_OBJECTIVE_
Which lines in the records below contain the word "chart"? Copy each one out.

==== DATASET RECORDS ====

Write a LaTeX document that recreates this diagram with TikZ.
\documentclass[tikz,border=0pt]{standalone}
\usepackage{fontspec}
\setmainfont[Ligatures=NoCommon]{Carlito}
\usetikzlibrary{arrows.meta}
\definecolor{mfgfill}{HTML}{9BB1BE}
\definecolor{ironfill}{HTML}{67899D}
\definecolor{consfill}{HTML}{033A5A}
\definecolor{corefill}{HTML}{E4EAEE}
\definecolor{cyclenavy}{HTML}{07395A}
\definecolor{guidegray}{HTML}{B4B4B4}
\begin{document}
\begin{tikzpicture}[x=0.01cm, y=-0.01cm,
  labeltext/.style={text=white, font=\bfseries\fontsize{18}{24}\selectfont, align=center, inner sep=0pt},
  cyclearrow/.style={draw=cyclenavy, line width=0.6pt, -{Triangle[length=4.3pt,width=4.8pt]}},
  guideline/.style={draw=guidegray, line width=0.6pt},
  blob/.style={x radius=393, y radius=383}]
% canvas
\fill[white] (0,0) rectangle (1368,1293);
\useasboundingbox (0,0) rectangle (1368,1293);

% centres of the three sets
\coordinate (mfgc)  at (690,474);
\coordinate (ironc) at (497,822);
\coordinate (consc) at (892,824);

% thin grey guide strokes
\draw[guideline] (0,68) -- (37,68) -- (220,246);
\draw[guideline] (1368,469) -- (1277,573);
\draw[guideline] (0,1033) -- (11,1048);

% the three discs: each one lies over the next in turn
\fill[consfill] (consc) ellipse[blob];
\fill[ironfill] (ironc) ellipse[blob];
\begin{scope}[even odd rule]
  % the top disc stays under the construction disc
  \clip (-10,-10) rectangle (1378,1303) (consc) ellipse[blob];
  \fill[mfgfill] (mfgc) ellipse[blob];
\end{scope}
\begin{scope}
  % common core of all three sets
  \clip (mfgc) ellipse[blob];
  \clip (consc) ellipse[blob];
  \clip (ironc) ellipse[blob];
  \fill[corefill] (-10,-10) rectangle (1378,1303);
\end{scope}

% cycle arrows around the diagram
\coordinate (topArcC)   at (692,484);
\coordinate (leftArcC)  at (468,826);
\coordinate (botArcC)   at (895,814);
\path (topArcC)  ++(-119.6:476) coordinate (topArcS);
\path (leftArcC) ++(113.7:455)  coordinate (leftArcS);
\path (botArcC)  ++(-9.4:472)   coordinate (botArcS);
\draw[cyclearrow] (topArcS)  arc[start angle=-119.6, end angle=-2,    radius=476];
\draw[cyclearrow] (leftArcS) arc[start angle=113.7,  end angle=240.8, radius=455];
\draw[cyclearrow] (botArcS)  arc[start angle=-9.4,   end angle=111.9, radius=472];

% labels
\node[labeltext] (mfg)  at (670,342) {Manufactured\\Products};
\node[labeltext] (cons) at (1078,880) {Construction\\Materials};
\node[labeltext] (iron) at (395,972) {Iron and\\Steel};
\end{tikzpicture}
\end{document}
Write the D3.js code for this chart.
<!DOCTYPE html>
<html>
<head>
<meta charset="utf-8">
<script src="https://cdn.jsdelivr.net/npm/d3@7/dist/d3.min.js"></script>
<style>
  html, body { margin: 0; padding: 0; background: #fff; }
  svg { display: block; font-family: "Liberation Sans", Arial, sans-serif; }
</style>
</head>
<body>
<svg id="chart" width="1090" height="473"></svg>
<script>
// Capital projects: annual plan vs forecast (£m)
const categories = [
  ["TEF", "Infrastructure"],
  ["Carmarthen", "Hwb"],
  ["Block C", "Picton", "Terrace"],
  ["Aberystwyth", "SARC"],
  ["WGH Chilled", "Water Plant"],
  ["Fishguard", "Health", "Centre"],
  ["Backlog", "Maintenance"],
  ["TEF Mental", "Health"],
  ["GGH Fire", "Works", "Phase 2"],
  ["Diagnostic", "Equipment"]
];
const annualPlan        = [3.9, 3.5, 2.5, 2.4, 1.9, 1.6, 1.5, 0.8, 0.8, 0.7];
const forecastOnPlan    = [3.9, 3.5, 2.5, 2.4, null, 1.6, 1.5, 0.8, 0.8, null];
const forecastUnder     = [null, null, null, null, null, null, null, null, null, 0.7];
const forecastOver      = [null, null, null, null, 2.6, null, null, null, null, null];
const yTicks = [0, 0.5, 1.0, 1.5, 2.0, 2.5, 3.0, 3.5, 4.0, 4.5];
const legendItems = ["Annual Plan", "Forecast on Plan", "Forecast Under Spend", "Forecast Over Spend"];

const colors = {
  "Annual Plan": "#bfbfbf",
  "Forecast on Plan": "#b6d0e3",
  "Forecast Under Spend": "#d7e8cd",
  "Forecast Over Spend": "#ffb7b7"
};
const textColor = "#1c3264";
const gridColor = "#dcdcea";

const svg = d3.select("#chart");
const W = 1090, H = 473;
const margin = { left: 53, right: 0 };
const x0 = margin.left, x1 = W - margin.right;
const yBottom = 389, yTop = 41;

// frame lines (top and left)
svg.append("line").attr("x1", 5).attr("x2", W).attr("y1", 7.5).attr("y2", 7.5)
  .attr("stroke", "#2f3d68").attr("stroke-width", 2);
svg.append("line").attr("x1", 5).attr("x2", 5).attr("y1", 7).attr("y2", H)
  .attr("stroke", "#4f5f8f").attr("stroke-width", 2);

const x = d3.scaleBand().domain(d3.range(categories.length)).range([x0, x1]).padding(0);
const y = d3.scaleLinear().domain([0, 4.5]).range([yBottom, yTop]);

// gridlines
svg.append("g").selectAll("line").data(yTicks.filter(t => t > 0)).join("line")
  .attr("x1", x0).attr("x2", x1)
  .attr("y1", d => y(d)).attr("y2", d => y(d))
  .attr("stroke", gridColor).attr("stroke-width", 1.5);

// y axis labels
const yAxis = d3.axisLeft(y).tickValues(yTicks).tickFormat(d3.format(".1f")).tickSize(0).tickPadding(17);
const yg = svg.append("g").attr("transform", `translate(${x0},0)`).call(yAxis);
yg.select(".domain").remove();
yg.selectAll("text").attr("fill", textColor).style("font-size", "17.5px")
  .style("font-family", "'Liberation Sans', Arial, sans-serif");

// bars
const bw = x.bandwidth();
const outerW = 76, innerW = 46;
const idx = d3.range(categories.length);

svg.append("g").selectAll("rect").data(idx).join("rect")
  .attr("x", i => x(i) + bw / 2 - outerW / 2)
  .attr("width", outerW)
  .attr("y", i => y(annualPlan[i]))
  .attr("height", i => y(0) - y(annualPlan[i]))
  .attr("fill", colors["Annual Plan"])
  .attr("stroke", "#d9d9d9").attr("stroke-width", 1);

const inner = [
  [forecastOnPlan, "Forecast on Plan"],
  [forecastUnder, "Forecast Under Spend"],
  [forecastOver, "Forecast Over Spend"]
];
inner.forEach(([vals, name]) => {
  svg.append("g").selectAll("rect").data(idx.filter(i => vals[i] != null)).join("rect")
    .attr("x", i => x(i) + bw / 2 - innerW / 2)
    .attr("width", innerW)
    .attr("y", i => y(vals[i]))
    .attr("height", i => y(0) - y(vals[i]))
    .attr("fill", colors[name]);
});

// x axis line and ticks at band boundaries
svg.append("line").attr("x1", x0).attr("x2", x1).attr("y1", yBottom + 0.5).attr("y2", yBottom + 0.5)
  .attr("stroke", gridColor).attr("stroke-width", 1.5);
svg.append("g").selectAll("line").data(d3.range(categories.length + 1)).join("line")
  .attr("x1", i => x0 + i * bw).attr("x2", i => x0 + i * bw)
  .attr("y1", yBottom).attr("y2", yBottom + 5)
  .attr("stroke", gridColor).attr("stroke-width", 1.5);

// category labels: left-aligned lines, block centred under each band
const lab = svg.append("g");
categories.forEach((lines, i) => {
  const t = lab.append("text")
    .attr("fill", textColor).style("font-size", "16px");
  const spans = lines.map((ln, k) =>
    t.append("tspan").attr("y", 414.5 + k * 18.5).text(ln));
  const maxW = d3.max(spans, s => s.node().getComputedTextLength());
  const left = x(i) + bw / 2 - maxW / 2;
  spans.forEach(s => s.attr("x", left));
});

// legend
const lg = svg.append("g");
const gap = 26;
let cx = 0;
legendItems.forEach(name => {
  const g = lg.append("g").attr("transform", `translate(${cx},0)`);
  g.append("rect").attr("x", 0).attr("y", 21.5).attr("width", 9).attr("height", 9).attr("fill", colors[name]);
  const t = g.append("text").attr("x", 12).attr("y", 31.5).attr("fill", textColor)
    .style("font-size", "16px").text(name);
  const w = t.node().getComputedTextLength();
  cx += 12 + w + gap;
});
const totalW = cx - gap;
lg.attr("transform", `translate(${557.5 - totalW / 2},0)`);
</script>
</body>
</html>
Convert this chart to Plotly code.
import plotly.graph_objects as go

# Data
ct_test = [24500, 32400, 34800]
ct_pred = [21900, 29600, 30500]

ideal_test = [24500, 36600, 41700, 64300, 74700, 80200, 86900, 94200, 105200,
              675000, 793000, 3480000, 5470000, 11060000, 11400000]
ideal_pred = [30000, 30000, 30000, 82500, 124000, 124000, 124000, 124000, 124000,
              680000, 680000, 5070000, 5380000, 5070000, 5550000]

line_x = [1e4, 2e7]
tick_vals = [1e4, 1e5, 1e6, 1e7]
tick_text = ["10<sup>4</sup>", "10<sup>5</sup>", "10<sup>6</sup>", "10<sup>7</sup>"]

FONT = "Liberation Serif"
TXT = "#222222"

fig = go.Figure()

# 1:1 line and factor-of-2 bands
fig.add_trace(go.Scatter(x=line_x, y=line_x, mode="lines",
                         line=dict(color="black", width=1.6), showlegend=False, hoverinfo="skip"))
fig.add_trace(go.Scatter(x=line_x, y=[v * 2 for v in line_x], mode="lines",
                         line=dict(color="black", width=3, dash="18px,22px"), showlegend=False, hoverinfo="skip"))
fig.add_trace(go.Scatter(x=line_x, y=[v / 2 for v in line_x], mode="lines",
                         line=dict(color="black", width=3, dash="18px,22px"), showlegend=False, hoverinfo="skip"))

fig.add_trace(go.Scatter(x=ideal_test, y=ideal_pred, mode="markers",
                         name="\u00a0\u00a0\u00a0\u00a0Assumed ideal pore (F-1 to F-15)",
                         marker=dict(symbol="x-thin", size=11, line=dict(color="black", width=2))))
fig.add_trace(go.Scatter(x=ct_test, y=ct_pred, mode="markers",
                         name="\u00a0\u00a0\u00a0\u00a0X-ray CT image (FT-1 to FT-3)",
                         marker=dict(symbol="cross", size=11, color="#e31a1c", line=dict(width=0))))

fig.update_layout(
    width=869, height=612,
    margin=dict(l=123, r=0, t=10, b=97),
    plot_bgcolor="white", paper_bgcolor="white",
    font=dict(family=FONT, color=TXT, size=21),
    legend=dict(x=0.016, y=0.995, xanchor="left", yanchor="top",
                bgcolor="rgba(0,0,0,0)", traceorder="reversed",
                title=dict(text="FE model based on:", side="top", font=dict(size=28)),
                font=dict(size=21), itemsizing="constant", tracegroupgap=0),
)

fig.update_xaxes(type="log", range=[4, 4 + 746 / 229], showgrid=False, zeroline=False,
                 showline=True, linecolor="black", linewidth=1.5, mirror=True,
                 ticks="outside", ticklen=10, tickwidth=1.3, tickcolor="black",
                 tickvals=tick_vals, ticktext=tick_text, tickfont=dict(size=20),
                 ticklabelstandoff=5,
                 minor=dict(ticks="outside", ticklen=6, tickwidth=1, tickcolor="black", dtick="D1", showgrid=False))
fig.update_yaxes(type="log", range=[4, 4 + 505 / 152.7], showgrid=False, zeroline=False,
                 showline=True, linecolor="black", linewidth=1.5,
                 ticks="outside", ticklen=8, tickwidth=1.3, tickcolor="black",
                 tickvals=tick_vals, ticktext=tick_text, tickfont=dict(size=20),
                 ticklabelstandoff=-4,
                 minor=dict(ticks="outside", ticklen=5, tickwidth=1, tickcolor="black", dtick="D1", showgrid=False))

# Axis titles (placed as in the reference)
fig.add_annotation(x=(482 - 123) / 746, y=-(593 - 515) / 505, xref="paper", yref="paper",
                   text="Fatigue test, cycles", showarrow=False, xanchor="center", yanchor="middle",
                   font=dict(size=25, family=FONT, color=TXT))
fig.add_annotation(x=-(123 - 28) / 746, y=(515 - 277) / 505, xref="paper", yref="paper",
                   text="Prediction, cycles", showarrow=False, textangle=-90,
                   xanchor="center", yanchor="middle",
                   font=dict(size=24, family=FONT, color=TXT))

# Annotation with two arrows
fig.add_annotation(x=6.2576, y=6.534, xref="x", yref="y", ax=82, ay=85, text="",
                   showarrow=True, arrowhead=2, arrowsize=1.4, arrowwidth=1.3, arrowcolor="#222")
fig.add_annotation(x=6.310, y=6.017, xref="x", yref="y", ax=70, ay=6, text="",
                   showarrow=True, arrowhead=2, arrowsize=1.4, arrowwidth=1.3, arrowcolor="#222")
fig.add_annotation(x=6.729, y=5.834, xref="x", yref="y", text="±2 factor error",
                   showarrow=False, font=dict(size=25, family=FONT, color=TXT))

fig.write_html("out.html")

====

_COMPLETE OUTPUT_
Write the D3.js code for this chart.
<svg id="chart" width="1090" height="473"></svg>
const svg = d3.select("#chart");
Convert this chart to Plotly code.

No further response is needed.